- **SOURCE EXCERPT**
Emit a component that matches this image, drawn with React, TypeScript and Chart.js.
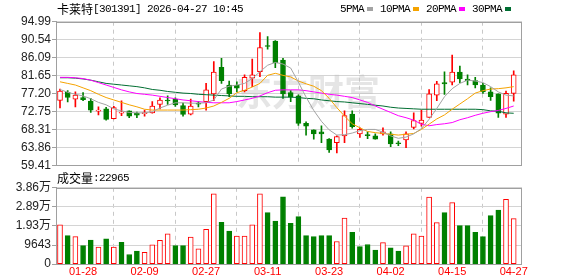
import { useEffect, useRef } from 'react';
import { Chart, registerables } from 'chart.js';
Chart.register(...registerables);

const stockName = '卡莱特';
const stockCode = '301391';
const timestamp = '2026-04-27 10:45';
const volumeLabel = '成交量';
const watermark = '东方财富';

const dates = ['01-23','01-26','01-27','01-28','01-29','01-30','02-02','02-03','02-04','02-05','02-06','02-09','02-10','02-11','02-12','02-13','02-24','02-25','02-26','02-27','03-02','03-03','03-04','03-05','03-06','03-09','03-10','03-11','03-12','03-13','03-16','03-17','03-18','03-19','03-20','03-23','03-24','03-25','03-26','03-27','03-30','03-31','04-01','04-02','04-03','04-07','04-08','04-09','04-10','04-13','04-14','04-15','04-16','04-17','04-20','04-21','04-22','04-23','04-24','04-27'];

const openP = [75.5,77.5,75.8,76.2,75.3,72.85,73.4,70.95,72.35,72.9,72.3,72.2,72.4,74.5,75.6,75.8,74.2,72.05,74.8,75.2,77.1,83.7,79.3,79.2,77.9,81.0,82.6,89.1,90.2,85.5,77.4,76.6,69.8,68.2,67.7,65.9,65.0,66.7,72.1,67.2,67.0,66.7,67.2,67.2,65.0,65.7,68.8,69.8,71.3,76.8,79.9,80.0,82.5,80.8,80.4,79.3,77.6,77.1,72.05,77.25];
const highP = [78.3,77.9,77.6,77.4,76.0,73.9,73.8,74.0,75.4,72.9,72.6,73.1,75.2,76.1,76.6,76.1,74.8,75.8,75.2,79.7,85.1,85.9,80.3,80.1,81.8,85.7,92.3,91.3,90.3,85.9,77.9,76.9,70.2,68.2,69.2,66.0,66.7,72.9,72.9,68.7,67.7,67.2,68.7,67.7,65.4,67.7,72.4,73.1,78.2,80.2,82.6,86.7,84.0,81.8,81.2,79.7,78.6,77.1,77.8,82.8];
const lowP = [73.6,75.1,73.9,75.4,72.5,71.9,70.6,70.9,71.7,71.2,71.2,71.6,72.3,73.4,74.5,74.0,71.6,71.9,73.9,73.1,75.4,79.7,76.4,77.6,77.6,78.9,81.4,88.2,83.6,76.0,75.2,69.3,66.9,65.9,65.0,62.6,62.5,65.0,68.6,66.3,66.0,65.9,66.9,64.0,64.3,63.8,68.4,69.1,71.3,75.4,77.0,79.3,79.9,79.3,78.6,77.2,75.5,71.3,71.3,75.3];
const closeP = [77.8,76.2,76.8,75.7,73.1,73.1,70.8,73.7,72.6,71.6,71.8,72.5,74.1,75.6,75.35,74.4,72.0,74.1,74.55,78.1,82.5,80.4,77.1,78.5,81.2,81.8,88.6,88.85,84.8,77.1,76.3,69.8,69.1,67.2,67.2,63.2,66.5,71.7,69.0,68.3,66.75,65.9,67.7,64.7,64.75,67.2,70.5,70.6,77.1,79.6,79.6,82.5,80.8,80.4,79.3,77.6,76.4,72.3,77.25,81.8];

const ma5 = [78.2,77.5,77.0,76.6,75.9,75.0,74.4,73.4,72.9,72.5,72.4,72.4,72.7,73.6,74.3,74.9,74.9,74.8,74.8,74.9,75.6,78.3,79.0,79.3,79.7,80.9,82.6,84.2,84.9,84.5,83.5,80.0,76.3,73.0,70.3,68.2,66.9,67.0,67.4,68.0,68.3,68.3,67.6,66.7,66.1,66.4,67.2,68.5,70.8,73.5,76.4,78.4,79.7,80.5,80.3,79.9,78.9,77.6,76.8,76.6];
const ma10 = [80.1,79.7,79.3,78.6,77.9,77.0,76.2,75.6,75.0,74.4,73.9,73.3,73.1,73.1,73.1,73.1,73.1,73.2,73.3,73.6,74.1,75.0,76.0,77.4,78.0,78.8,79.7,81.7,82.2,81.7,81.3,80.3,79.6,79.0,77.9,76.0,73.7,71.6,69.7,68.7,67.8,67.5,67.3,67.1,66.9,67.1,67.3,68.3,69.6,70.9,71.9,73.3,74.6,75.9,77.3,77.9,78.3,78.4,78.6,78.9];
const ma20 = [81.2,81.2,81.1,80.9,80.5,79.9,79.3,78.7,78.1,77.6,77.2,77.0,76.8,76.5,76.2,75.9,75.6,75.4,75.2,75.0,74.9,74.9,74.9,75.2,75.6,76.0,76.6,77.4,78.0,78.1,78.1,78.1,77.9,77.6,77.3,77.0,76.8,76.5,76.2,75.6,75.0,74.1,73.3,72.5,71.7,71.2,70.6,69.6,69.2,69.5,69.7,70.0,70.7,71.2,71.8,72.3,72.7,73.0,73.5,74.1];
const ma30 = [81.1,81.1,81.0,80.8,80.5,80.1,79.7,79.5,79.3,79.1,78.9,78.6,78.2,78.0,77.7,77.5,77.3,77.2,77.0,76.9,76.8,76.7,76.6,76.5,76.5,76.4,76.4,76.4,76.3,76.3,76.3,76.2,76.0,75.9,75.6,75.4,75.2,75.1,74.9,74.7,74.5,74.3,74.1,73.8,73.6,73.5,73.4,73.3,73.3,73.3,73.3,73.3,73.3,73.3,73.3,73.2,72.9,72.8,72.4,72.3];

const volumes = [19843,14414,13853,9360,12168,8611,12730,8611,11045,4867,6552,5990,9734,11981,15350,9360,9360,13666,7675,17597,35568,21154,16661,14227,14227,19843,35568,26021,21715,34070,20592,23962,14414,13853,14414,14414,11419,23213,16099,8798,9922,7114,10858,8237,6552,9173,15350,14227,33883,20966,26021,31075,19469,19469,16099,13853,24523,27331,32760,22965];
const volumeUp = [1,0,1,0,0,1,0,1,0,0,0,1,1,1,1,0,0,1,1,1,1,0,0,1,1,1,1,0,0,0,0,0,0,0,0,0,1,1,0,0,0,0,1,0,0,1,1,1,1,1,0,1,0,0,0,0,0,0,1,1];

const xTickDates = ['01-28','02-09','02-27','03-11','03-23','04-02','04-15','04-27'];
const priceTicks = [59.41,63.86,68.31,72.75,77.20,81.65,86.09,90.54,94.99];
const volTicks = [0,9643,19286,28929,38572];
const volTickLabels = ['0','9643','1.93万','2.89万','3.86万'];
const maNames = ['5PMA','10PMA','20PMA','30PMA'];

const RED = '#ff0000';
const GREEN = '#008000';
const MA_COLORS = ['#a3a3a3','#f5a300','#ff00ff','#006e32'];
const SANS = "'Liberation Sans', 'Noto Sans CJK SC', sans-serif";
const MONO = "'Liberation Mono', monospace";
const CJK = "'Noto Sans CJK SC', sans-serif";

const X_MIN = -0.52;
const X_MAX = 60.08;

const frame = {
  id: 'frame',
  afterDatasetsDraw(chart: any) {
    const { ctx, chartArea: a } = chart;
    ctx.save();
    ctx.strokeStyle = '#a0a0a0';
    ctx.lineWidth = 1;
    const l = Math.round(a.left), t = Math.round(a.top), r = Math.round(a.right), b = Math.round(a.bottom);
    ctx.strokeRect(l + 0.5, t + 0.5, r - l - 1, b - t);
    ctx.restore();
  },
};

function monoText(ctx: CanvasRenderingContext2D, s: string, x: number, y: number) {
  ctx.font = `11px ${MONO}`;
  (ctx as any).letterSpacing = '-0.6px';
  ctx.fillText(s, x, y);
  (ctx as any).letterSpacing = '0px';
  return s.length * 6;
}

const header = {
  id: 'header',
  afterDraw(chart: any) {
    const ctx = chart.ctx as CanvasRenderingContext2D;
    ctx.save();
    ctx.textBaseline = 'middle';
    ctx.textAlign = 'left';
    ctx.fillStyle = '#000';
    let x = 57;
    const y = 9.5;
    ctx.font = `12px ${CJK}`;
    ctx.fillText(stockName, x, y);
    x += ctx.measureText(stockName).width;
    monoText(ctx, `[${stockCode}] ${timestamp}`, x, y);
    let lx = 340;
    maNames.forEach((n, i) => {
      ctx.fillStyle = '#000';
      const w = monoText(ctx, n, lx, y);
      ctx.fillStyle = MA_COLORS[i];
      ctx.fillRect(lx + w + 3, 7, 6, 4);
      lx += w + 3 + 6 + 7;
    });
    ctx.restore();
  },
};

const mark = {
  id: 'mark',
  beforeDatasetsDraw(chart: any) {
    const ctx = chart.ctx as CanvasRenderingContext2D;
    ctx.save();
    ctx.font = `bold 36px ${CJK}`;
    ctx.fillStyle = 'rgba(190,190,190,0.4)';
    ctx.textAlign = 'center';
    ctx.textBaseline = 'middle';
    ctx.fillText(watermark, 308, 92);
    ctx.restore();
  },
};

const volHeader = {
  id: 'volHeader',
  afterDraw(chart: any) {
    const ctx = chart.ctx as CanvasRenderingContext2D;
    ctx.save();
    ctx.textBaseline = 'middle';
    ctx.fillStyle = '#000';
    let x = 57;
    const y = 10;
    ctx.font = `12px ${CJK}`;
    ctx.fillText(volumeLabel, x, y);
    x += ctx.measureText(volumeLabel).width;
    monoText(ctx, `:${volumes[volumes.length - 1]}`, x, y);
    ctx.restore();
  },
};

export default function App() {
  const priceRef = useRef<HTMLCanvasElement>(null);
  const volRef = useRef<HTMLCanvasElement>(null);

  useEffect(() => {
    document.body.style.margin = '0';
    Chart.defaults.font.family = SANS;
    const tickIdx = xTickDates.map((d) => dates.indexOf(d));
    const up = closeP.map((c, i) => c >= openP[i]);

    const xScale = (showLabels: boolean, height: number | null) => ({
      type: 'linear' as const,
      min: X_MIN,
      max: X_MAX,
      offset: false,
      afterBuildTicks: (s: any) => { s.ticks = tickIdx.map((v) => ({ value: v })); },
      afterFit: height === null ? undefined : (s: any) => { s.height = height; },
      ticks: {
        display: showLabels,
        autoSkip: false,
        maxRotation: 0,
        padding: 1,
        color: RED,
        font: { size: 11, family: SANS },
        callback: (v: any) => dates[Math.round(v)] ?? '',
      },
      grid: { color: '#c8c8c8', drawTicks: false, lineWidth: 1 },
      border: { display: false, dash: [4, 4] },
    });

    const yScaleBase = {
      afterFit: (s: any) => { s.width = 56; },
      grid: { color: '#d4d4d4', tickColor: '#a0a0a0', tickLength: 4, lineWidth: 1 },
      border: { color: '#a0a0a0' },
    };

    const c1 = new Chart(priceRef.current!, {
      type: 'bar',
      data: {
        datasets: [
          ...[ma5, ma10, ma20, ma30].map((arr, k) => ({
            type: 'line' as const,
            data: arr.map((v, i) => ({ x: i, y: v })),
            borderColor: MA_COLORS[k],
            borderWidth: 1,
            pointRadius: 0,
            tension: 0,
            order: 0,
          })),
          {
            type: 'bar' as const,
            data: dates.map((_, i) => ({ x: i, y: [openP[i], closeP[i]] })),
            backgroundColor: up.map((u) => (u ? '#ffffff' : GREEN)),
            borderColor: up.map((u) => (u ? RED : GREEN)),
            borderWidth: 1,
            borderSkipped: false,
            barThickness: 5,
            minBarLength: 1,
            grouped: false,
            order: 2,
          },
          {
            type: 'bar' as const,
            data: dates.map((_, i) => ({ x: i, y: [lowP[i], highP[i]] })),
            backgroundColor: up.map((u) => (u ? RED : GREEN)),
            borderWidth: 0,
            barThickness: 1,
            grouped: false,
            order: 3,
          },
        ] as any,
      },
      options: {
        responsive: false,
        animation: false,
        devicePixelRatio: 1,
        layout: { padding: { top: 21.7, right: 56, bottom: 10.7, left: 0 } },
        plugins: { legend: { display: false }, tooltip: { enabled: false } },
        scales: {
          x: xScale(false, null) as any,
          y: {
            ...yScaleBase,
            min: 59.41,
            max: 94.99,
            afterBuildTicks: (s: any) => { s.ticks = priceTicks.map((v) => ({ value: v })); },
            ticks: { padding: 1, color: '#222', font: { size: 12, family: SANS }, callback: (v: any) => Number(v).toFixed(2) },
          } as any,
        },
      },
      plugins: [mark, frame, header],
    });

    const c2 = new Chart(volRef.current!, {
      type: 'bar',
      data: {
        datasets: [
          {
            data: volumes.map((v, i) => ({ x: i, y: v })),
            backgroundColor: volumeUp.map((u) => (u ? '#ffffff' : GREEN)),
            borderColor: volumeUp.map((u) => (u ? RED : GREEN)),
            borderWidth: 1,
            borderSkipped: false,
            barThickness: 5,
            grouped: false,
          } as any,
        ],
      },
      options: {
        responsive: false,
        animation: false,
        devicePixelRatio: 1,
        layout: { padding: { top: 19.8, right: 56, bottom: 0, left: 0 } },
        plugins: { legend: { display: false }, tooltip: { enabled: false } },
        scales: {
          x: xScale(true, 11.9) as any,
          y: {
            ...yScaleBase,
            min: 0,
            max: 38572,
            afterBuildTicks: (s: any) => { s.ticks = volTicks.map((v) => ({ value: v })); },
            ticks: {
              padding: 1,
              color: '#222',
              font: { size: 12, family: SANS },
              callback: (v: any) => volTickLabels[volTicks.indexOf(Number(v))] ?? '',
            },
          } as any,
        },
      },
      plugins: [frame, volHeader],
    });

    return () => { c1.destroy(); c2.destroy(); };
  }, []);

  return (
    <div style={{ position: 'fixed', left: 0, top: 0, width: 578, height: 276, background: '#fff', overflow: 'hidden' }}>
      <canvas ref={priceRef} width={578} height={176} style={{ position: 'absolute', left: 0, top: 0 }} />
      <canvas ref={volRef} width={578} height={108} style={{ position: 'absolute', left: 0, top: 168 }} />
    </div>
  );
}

- **REQUIRED TASK**
Without the pictures, please reproduce each line of the listing above exactly, from the first one through the line bearing "const watermark = '东方财富';".

- **THE RESPONSE**
Emit a component that matches this image, drawn with React, TypeScript and Chart.js.
import { useEffect, useRef } from 'react';
import { Chart, registerables } from 'chart.js';
Chart.register(...registerables);

const stockName = '卡莱特';
const stockCode = '301391';
const timestamp = '2026-04-27 10:45';
const volumeLabel = '成交量';
const watermark = '东方财富';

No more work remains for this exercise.